» What this task involves
Retype only what runs from the first line of the listing to the line holding "mask_db = [-3, 1, 1, -3, -3, 1, 1, -3, -3]", both included. Do not retype the pictures.

» Supplied information
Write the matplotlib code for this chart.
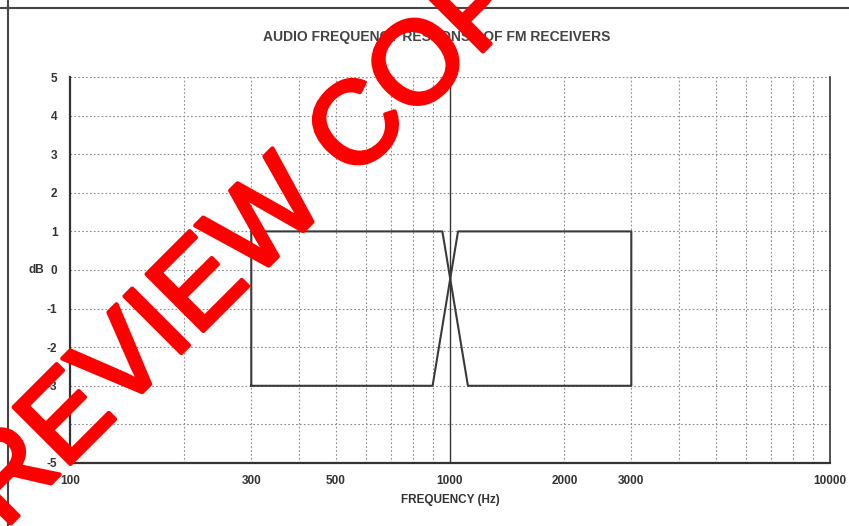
import numpy as np
import matplotlib
matplotlib.use("Agg")
import matplotlib.pyplot as plt
import matplotlib.patheffects as pe
from matplotlib.lines import Line2D

# limit mask (Hz, dB), drawn as one closed outline
mask_freq = [300, 300, 955, 1115, 3000, 3000, 1050, 900, 300]
mask_db = [-3, 1, 1, -3, -3, 1, 1, -3, -3]

xtick_vals = [100, 300, 500, 1000, 2000, 3000, 10000]
xtick_labels = ["100", "300", "500", "1000", "2000", "3000", "10000"]
ytick_vals = [-5, -4, -3, -2, -1, 0, 1, 2, 3, 4, 5]

plt.rcParams['font.family'] = ['Liberation Sans', 'DejaVu Sans']
plt.rcParams['axes.unicode_minus'] = False

fig = plt.figure(figsize=(8.49, 5.26), dpi=100)
ax = fig.add_axes([0.0824, 0.1198, 0.8952, 0.7338])

ax.set_xscale('log')
ax.set_xlim(100, 10000)
ax.set_ylim(-5, 5)

# grid: dotted minor verticals, dotted horizontals, solid 1 kHz line
grid_freqs = [f * d for d in (100, 1000) for f in range(2, 10)]
for f in grid_freqs:
    ax.axvline(f, color='#8a8a8a', lw=0.8, ls=(0, (1.5, 2)), zorder=1)
for y in ytick_vals[1:]:
    ax.axhline(y, color='#8a8a8a', lw=0.8, ls=(0, (1.5, 2)), zorder=1)
ax.axvline(1000, color='#333333', lw=1.0, zorder=2)

ax.plot(mask_freq, mask_db, color='#3a3a3a', lw=1.5, zorder=3)

ax.set_xticks(xtick_vals)
ax.set_xticklabels(xtick_labels)
ax.xaxis.set_minor_locator(matplotlib.ticker.NullLocator())
ax.set_yticks(ytick_vals)
ax.tick_params(length=0, labelsize=8.5, colors='#333333')
ax.tick_params(axis='x', pad=9)
ax.tick_params(axis='y', pad=9)
for lab in ax.get_xticklabels() + ax.get_yticklabels():
    lab.set_fontweight('bold')

ax.spines['top'].set_visible(False)
for s in ('left', 'bottom', 'right'):
    ax.spines[s].set_color('#333333')
ax.spines['left'].set_linewidth(1.6)
ax.spines['bottom'].set_linewidth(1.6)
ax.spines['right'].set_linewidth(1.2)

ax.set_xlabel('FREQUENCY (Hz)', fontsize=8.5, fontweight='bold', color='#333333', labelpad=5)
ax.text(-0.034, 0.5, 'dB', transform=ax.transAxes, ha='right', va='center',
        fontsize=8.5, fontweight='bold', color='#333333')
fig.text(0.514, 0.930, 'AUDIO FREQUENCY RESPONSE OF FM RECEIVERS', fontsize=10,
         fontweight='bold', color='#444444', ha='center', va='center')

# page border
fig.add_artist(Line2D([0, 1], [1 - 8 / 526, 1 - 8 / 526], color='#444444', lw=1.5))
fig.add_artist(Line2D([8 / 849, 8 / 849], [0, 1], color='#444444', lw=1.5))

# watermark
fig.text(0.322, 0.586, 'REVIEW COPY', color='#ff0000', fontsize=84,
         rotation=45, rotation_mode='anchor', ha='center', va='center', zorder=10,
         path_effects=[pe.withStroke(linewidth=3, foreground='#ff0000')])

fig.savefig('out.png', dpi=100)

» Result for this task
Write the matplotlib code for this chart.
import numpy as np
import matplotlib
matplotlib.use("Agg")
import matplotlib.pyplot as plt
import matplotlib.patheffects as pe
from matplotlib.lines import Line2D

# limit mask (Hz, dB), drawn as one closed outline
mask_freq = [300, 300, 955, 1115, 3000, 3000, 1050, 900, 300]
mask_db = [-3, 1, 1, -3, -3, 1, 1, -3, -3]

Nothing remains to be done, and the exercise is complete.